4. Suspension of Transactions
If a business is found guilty of repeated violations, the RBI may suspend or restrict its ability to conduct foreign exchange transactions, severely hindering its operations.
Conclusion
FEMA compliance is vital for businesses involved in international trade, investments, and foreign currency transactions. Adhering to FEMA regulations not only ensures legal operations but also maintains transparency in cross-border financial activities.
To navigate the complexities of FEMA compliance, businesses must stay informed about the key provisions, avoid common mistakes, and regularly update their processes. For seamless FEMA compliance, consulting a professional service provider like RegisterKaro can help businesses understand the latest regulations and stay ahead of compliance requirements. With expert guidance, businesses can avoid penalties and ensure smooth, legal transactions across borders.
Frequently Asked Questions (FAQs)
1. What is FEMA compliance?
It refers to adhering to the rules and regulations under the Foreign Exchange Management Act of 1999 for cross-border transactions and foreign investments in India.

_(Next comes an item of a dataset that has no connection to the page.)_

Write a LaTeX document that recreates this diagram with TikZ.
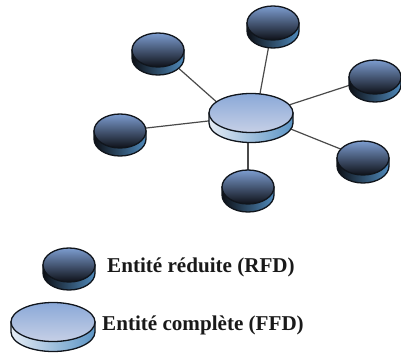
\documentclass[tikz,border=0pt]{standalone}
\usepackage{fontspec}
\setmainfont{Liberation Serif}
\usetikzlibrary{shapes.geometric}
\definecolor{rimline}{HTML}{10151C}
\definecolor{linkgray}{HTML}{4A4A4A}
\definecolor{rfdhi}{HTML}{7C9CCF}
\definecolor{rfdmid}{HTML}{36465F}
\definecolor{rfdlo}{HTML}{0E1118}
\definecolor{rfdsideA}{HTML}{0D1016}
\definecolor{rfdsideB}{HTML}{4F8ABC}
\definecolor{ffdhi}{HTML}{8AA8D8}
\definecolor{ffdmid}{HTML}{A8BCDF}
\definecolor{ffdlo}{HTML}{C6D0E6}
\definecolor{ffdsideA}{HTML}{E4EBF5}
\definecolor{ffdsideB}{HTML}{5C95C5}
\tikzset{
  x=1pt,y=1pt,
  rfdanchor/.style={ellipse,inner sep=0pt,minimum width=52pt,minimum height=34pt},
  ffdanchor/.style={ellipse,inner sep=0pt,minimum width=84pt,minimum height=39pt},
  link/.style={draw=linkgray,line width=1.2pt},
  rim/.style={draw=rimline,line width=1.3pt},
  legendtext/.style={font=\bfseries\fontsize{21.1}{23}\selectfont,anchor=west,inner sep=0pt,text=black!90},
}
% #1 node name, #2 rx, #3 ry, #4 depth, #5 top hi, #6 top mid, #7 top lo, #8 side left, #9 side right
\newcommand{\drawdisc}[9]{%
  \begin{scope}[shift={(#1.center)}]
    \path[rim,left color=#8,right color=#9] (-#2,0) -- ++(0,-#4)
      arc[start angle=180,end angle=360,x radius=#2,y radius=#3] -- ++(0,#4) -- cycle;
    \path[rim,top color=#5,middle color=#6,bottom color=#7] (0,0) ellipse[x radius=#2,y radius=#3];
  \end{scope}}
\newcommand{\smalldisc}[1]{\drawdisc{#1}{26}{17}{8}{rfdhi}{rfdmid}{rfdlo}{rfdsideA}{rfdsideB}}
\newcommand{\bigdisc}[1]{\drawdisc{#1}{42}{19.5}{10}{ffdhi}{ffdmid}{ffdlo}{ffdsideA}{ffdsideB}}
\begin{document}
\begin{tikzpicture}
  \useasboundingbox (0,0) rectangle (401,354);
  \node[ffdanchor] (c) at (251,241) {};
  \node[rfdanchor] (n) at (273,331) {};
  \node[rfdanchor] (nw) at (158,304) {};
  \node[rfdanchor] (ne) at (375,277) {};
  \node[rfdanchor] (w) at (120,223) {};
  \node[rfdanchor] (se) at (363,196) {};
  \node[rfdanchor] (s) at (248,167) {};
  \node[rfdanchor] (lr) at (69,89) {};
  \node[ffdanchor] (lf) at (53,32) {};
  \draw[link] (c.65) -- (n.center);
  \draw[link] (c.162) -- (nw.center);
  \draw[link] (c.12) -- (ne.center);
  \draw[link] (c.191) -- (w.center);
  \draw[link] (c.-22) -- (se.center);
  \draw[link] (s.center) -- (s.center |- c.center);
  \smalldisc{n}\smalldisc{nw}\smalldisc{ne}\smalldisc{w}\smalldisc{se}\smalldisc{s}
  \bigdisc{c}
  \smalldisc{lr}
  \bigdisc{lf}
  \node[legendtext] (tr) at (107,87) {Entité réduite (RFD)};
  \node[legendtext] (tf) at (102,29) {Entité complète (FFD)};
\end{tikzpicture}
\end{document}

2. Who needs to comply with FEMA regulations?
Businesses engaging in foreign trade, receiving foreign investments, making remittances, or being involved in foreign currency transactions must comply with FEMA regulations.

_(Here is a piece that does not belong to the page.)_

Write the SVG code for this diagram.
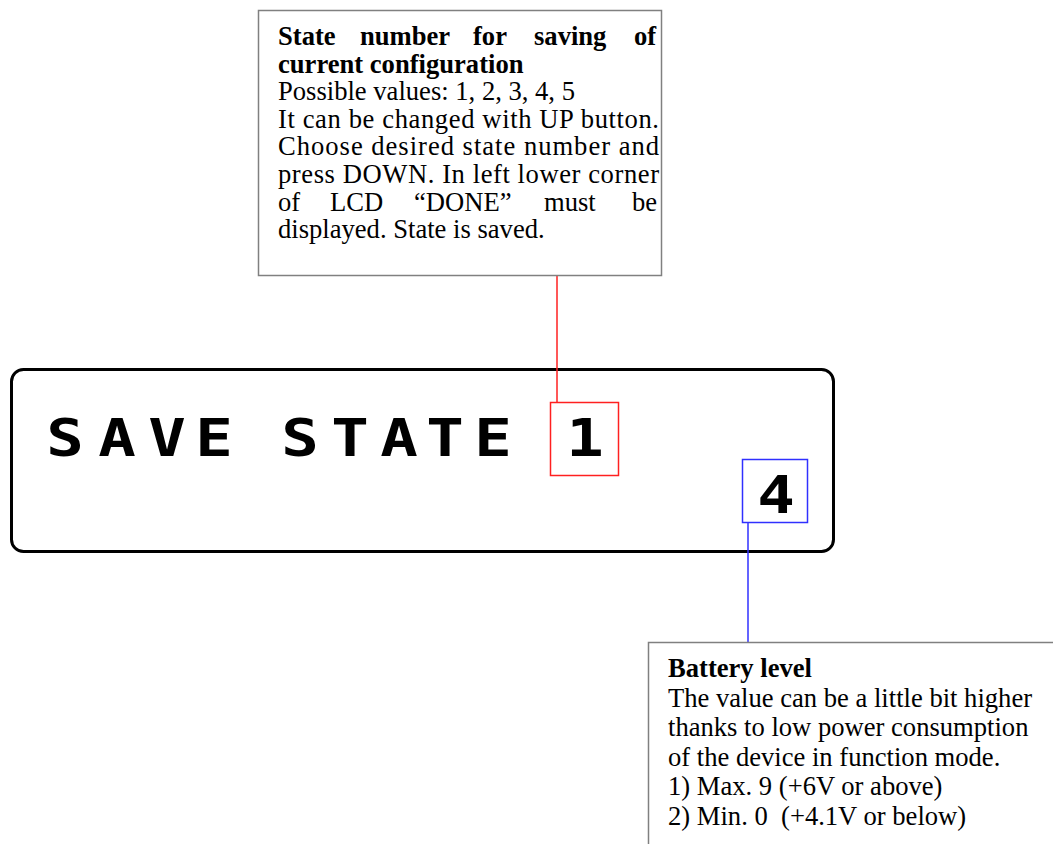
<svg xmlns="http://www.w3.org/2000/svg" width="1053" height="844" viewBox="0 0 1053 844">
  <style>
    .note { fill: #ffffff; stroke: #808080; stroke-width: 1.5; }
    .serif { font-family: "Liberation Serif", "Times New Roman", serif; font-size: 26.6px; fill: #000000; }
    .bold { font-weight: bold; }
    .lcd { fill: #ffffff; stroke: #000000; stroke-width: 3; }
    .lcdtext { font-family: "DejaVu Sans Mono", "Liberation Mono", monospace; font-weight: bold; font-size: 52px; fill: #000000; text-anchor: middle; }
    .red { fill: none; stroke: #ff2020; stroke-width: 1.5; }
    .blue { fill: none; stroke: #3030ff; stroke-width: 1.5; }
  </style>
  <rect width="1053" height="844" fill="#ffffff"/>

  <!-- LCD display; characters widened to look like a dot-matrix font -->
  <g id="lcd">
    <rect class="lcd" x="11.5" y="369.5" width="822" height="182" rx="12" ry="12"/>
    <text class="lcdtext" transform="scale(1.2 1)" x="54.2 97.5 139.2 178.3 214.2 250 291.7 332.5 370.8 410.8 450 487.5" y="456">SAVE STATE 1</text>
    <text class="lcdtext" transform="scale(1.2 1)" x="646.7" y="513">4</text>
  </g>

  <!-- highlighted digits -->
  <g id="state-digit">
    <rect class="red" x="550.5" y="402.5" width="68" height="73"/>
  </g>
  <g id="battery-digit">
    <rect class="blue" x="742.5" y="459.5" width="65" height="63"/>
  </g>

  <!-- leader lines -->
  <g id="connectors">
    <line class="red" x1="557" y1="276" x2="557" y2="402"/>
    <line class="blue" x1="748" y1="523" x2="748" y2="642"/>
  </g>

  <!-- state number note (justified paragraph) -->
  <g id="state-note">
    <rect class="note" x="258.5" y="10.5" width="403" height="265"/>
    <text class="serif bold" y="45"><tspan x="278">State</tspan><tspan x="360">number</tspan><tspan x="473">for</tspan><tspan x="534">saving</tspan><tspan x="634">of</tspan></text>
    <text class="serif bold" x="278" y="72.6">current configuration</text>
    <text class="serif" x="278" y="100.2">Possible values: 1, 2, 3, 4, 5</text>
    <text class="serif" x="278" y="127.8" textLength="381" lengthAdjust="spacing">It can be changed with UP button.</text>
    <text class="serif" x="278" y="155.4" textLength="381" lengthAdjust="spacing">Choose desired state number and</text>
    <text class="serif" x="278" y="183" textLength="381" lengthAdjust="spacing">press DOWN. In left lower corner</text>
    <text class="serif" y="210.6"><tspan x="278">of</tspan><tspan x="330">LCD</tspan><tspan x="414">“DONE”</tspan><tspan x="544">must</tspan><tspan x="632">be</tspan></text>
    <text class="serif" x="278" y="238.2">displayed. State is saved.</text>
  </g>

  <!-- battery level note -->
  <g id="battery-note">
    <rect class="note" x="648.5" y="642.5" width="420" height="220"/>
    <text class="serif bold" x="668" y="677">Battery level</text>
    <text class="serif" x="668" y="706.5">The value can be a little bit higher</text>
    <text class="serif" x="668" y="736">thanks to low power consumption</text>
    <text class="serif" x="668" y="765.5">of the device in function mode.</text>
    <text class="serif" x="668" y="795">1) Max. 9 (+6V or above)</text>
    <text class="serif" x="668" y="824.5" xml:space="preserve">2) Min. 0  (+4.1V or below)</text>
  </g>
</svg>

3. What are the penalties for FEMA non-compliance?
Penalties for non-compliance include financial penalties, seizure of foreign assets, and legal action.
4. How can a business ensure compliance with FEMA?
Businesses can ensure compliance by staying informed about regulations, maintaining proper documentation, submitting required forms to the RBI, and reporting transactions as necessary.
5. What are the recent updates on FEMA compliance?
Recent updates to FEMA compliance include amendments to FDI policies, remittance guidelines, and ECB regulations. It is crucial to keep up to date with these changes for continued compliance.